Totó was born into the fifth generation of a musical family in the Mompos region of northern Colombia. As a teenager in her tiny native village, Talaigua, Totó studied with the village cantadora, an 80-year-old matriarch who gave counsel, performed herbal cures, and led the community in dance and song.

Since the 1970s Totó has toured the world as a kind of global cantadora, promoting Colombian folklore at events ranging from the 1982 Nobel Prize ceremony for Colombian novelist Gabriel Garcia Marquez to the WOMAD (World of Music and Dance) Tour led by Peter Gabriel in 1991. In the past decade, she has released three of her own albums and lent the reedlike clarity and range of her vocals to a dozen more compilations. The Miss Colombia beauty pageant, an event that rivals that nation's presidential elections in importance, has featured her performance as the epitome of national culture and grace. At long last she is making her debut in Florida.

Well established in contemporary world-beat circuits, Totó performs the music created by the collision of cultures at the arrival of Europeans in the Americas centuries ago. In slavery days the descendants of Africans all along the Atlantic coast married indigenous Cuna and Kogi people. Cumbia was the music of courtship. Dancing with outstretched arms in candlelight, the women swayed their hips to powerful congo drums while waving their skirts to the mournful flutes of the Andes. The men circled around them.

One thing led to another and cumbia gave birth to other genres, such as the bullerengue. Believed by some folklorists to be a fertility dance, others argue that the bullerengue gave women something to do in the aftermath, when pregnancy confined them to closed patios and their condition prevented them from lifting their arms above their heads or swishing their hips with abandon. Almost pure percussion, the bullerengue is a spirited conversation between drums and clapping hands.
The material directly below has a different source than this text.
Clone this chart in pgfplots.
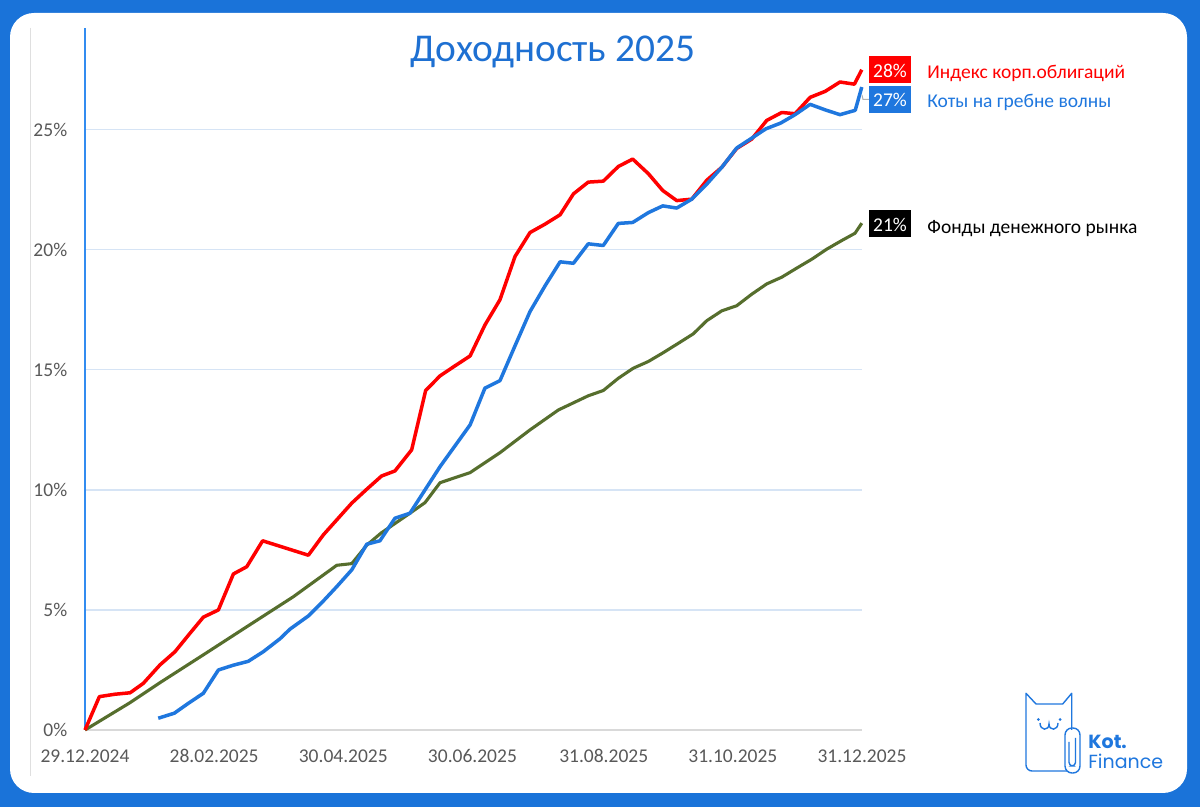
\documentclass[border=0pt]{standalone}
\usepackage{pgfplots}
\pgfplotsset{compat=1.18}
\usepackage{pgfplotstable}
\usepackage{fontspec}
\setmainfont{Carlito}
\newfontfamily\logofont{Poppins}
\definecolor{bgblue}{RGB}{26,115,217}
\definecolor{titleblue}{RGB}{30,112,210}
\definecolor{lblue}{RGB}{31,119,222}
\definecolor{lred}{RGB}{255,0,0}
\definecolor{lgreen}{RGB}{86,110,45}
\definecolor{gridblue}{RGB}{214,228,245}
\definecolor{axisblue}{RGB}{50,140,240}
\definecolor{tickgray}{RGB}{89,89,89}

\pgfplotstableread{
d v
0 0
6.8 1.39
14.2 1.49
21.3 1.55
27.5 1.94
35.4 2.71
42.5 3.26
49.6 4.03
55.9 4.70
63.0 5.00
70.1 6.50
76.4 6.80
83.9 7.88
105.5 7.28
112.6 8.13
119.6 8.82
126.0 9.45
133.1 10.03
140.1 10.58
146.4 10.79
154.3 11.67
160.9 14.14
167.7 14.75
174.8 15.17
181.9 15.58
188.9 16.87
196.0 17.92
203.1 19.72
210.2 20.72
217.3 21.07
224.4 21.46
230.7 22.33
237.7 22.82
244.8 22.86
251.9 23.47
258.7 23.78
266.1 23.17
272.9 22.47
279.5 22.05
286.6 22.11
293.7 22.90
300.8 23.44
307.8 24.22
314.9 24.61
322.0 25.39
329.1 25.72
335.4 25.67
342.5 26.35
349.6 26.60
356.6 26.99
363.4 26.90
366.9 27.50
}\redtab

\pgfplotstableread{
d v
34.6 0.49
42.2 0.70
48.8 1.11
55.9 1.53
63.0 2.50
70.1 2.70
77.1 2.86
84.2 3.26
92.1 3.80
96.8 4.20
105.5 4.75
111.8 5.30
118.9 5.97
126.0 6.67
133.1 7.74
139.3 7.88
146.4 8.82
153.5 9.03
160.6 10.00
167.7 10.97
174.8 11.84
181.9 12.71
188.9 14.24
196.0 14.55
203.1 16.00
210.2 17.43
217.3 18.50
224.4 19.50
230.7 19.44
237.7 20.25
244.8 20.18
251.9 21.10
258.7 21.14
266.1 21.55
272.9 21.83
279.5 21.74
286.6 22.11
293.7 22.74
300.8 23.44
307.8 24.24
314.9 24.65
321.6 25.04
328.6 25.28
335.4 25.63
342.5 26.06
349.6 25.83
356.6 25.63
363.8 25.81
366.9 26.78
}\bluetab

\pgfplotstableread{
d v
0 0
21.3 1.14
35.4 1.97
55.9 3.13
76.4 4.30
98.4 5.55
118.9 6.86
126.0 6.93
133.1 7.70
139.8 8.20
146.4 8.60
153.5 9.03
160.6 9.47
167.7 10.30
174.8 10.51
181.9 10.72
196.0 11.55
210.2 12.50
223.6 13.33
237.7 13.92
244.8 14.14
251.9 14.65
259.0 15.07
266.1 15.35
273.2 15.72
280.3 16.11
287.3 16.50
293.7 17.05
300.8 17.46
307.8 17.67
314.9 18.15
322.0 18.58
329.1 18.86
336.2 19.24
343.3 19.61
350.4 20.03
357.5 20.39
363.7 20.69
366.9 21.11
}\greentab

\begin{document}
\begin{tikzpicture}
\useasboundingbox (0,0) rectangle (600pt,403.5pt);
\fill[bgblue] (0,0) rectangle (600pt,403.5pt);
\begin{scope}[x=0.5pt,y=-0.5pt,shift={(0,403.5pt)}]
  \fill[white,rounded corners=12pt] (10,13) rectangle (1187,793);
  \draw[gray!25,line width=0.6pt] (30.5,28) -- (30.5,776);
\end{scope}

\begin{axis}[
  at={(42.5pt,38.5pt)}, anchor=south west,
  scale only axis, width=388.5pt, height=351pt,
  xmin=0, xmax=367, ymin=0, ymax=29.24,
  clip=false,
  axis lines=left,
  axis line style={-},
  x axis line style={draw=gray!30, line width=0.8pt},
  y axis line style={draw=axisblue, line width=0.7pt},
  major tick length=0pt,
  xtick={0,61,122,183,245,306,367},
  xticklabels={29.12.2024,28.02.2025,30.04.2025,30.06.2025,31.08.2025,31.10.2025,31.12.2025},
  ytick={0,5,10,15,20,25},
  yticklabels={0\%,5\%,10\%,15\%,20\%,25\%},
  ymajorgrids, grid style={gridblue, line width=0.6pt},
  tick label style={font=\fontsize{9.75}{11}\selectfont, text=tickgray},
  xticklabel style={anchor=base, inner sep=0pt, yshift=-16.2pt},
  yticklabel style={anchor=east, inner sep=0pt, xshift=-8.7pt},
]
\addplot[lgreen, line width=1.55pt, line join=round] table[x=d,y=v] {\greentab};
\addplot[lred, line width=1.75pt, line join=round] table[x=d,y=v] {\redtab};
\addplot[lblue, line width=1.75pt, line join=round] table[x=d,y=v] {\bluetab};
\end{axis}

\begin{scope}[x=0.5pt,y=-0.5pt,shift={(0,403.5pt)}]
  % title
  \node[anchor=base, text=titleblue, font=\fontsize{19.7}{22}\selectfont, inner sep=0pt] at (553,62) {Доходность 2025};
  % connector
  \draw[gray!60, line width=0.5pt] (862,95) -- (863,99.5) -- (869,99.5);
  % boxes
  \fill[lred] (869,56) rectangle (911,83.5);
  \fill[lblue] (869,86) rectangle (911,113);
  \fill[black] (869,210) rectangle (911,237.5);
  \node[anchor=base, text=white, font=\fontsize{9.75}{11}\selectfont, inner sep=0pt] at (890,78) {28\%};
  \node[anchor=base, text=white, font=\fontsize{9.75}{11}\selectfont, inner sep=0pt] at (890,107) {27\%};
  \node[anchor=base, text=white, font=\fontsize{9.75}{11}\selectfont, inner sep=0pt] at (890,231.7) {21\%};
  \node[anchor=base west, text=lred, font=\fontsize{9.75}{11}\selectfont, inner sep=0pt] at (927,78.3) {Индекс корп.облигаций};
  \node[anchor=base west, text=lblue, font=\fontsize{9.75}{11}\selectfont, inner sep=0pt] at (927,107.7) {Коты на гребне волны};
  \node[anchor=base west, text=black, font=\fontsize{9.75}{11}\selectfont, inner sep=0pt] at (927,233.3) {Фонды денежного рынка};
  % logo
  \draw[lblue, line width=0.7pt, line join=round]
     (1071.7,730) -- (1071.7,693.3) -- (1062.7,704) -- (1036,704) -- (1026,693.3)
     -- (1026,765) [rounded corners=3pt] -- (1026,771) -- (1067,771);
  \draw[lblue, line width=0.7pt, rounded corners=3.5pt] (1065,728) rectangle (1080,773);
  \draw[lblue, line width=0.7pt, rounded corners=1.8pt] (1069,742) -- (1069,766) -- (1075.5,766) -- (1075.5,738);
  \fill[lblue] (1038.3,719.5) circle (1.5);
  \fill[lblue] (1060,719.5) circle (1.5);
  \draw[lblue, line width=0.7pt] (1040,723) .. controls (1040,731) and (1049,731) .. (1049,724) .. controls (1049,731) and (1058,731) .. (1058,723);
  \node[anchor=base west, text=lblue, font=\logofont\bfseries\fontsize{9.5}{11}\selectfont, inner sep=0pt] at (1088,748.3) {Kot.};
  \node[anchor=base west, text=lblue, font=\logofont\fontsize{9.5}{11}\selectfont, inner sep=0pt] at (1088,769) {Finance};
\end{scope}
\end{tikzpicture}
\end{document}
Adding to that conversation is the slower rhythm of the porro, the erotic frenzy of the mapalé, and Totó's Colombian interpretations of Cuban rumba and son.

“The music I play,” Totó has explained, “has its roots in a mixed race, African and Indian; the music is completely percussive.” As famous for her dancing as for her singing, Totó's body speaks the language of the drums. Folklorists flock to study her every move while audiences sit spellbound by her simplest gesture. As she sings herself: My porro tastes like everything.